All optimisations have been completed! Now, select “Export Model” from the CATS tab, set the Path Mode on the right of the dialog window to “Copy”, and ensure the “Embed Textures” icon next to the drop-down menu is selected. Select “Export FBX”, and your model will be exported and ready to be imported into Unity for upload!

Step 3: Upload model to VRChat via Unity

Create a new 3D object project in Unity via Unity Hub, and then import your FBX model. Before moving it into the scene, go into the “Materials” tab of the model’s Import Settings on the right panel, and use the appropriate buttons to extract the textures and materials into the project’s default directory. Next, select your material atlas and set the rendering mode to “Cutout”.
Next, go to the “Rig” tab of your model’s Import Settings, and select “Humanoid” from the drop-down menu next to “Animation Type”. Then, select “Create From This Model” from the drop-down menu next to “Avatar Definition”. This will ensure your model has appropriate animation data attached to it, since it doesn’t come with the model by default.
Finally, select the model within the workspace, click “Add Component” and search for “VRC Avatar Descriptor”. Apply it, and then click the “Edit” button next to “View Position” – this will allow you to set where your vision will stem from as your character in VRChat. Set it to your model’s eye level, ensuring that it’s centered. Click “Return” when finished.

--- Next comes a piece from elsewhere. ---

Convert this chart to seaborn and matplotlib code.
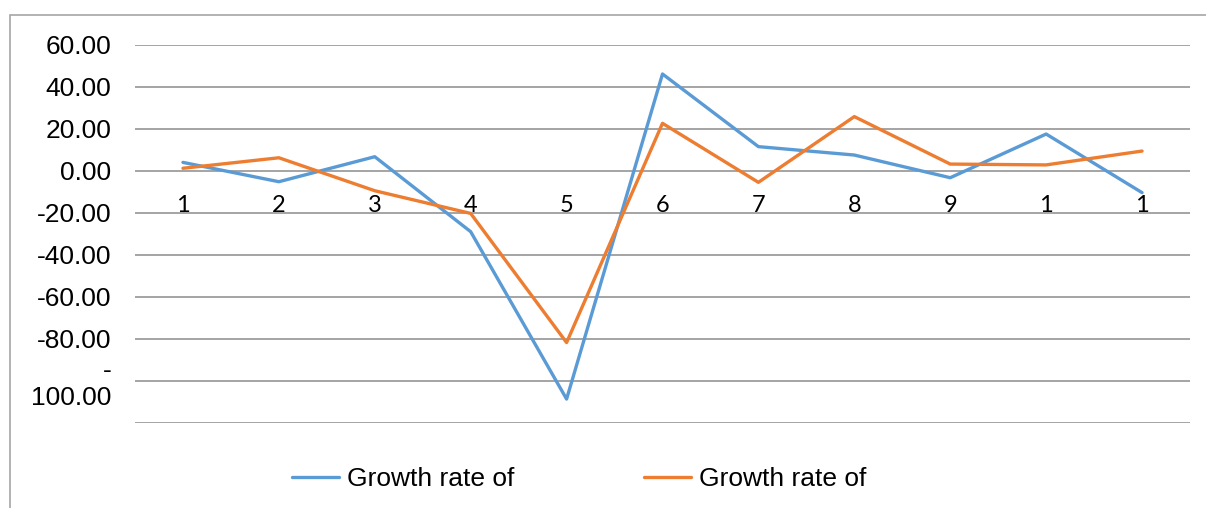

Now, load VRChat SDK3 into your Unity project, and when the “Import Unity Package” dialog opens, click “Import” to complete the process. Click “VRChat SDK” at the top of the window, and select “Show Control Panel”. Log in with your VRChat account details, and once you’ve logged in, navigate to the “Builder” tab and apply any auto-fixes that you can, until your model reaches an Overall Performance rating of at least “Good”. Then, click “Build & Publish for Windows”, go through the upload process in Unity, and once you’re done, you’ll finally be able to log into VRChat and select your model as your avatar!

There was a lot of trial and error involved in this process for me⁴, and so I hope my having documented this process will help you some, too.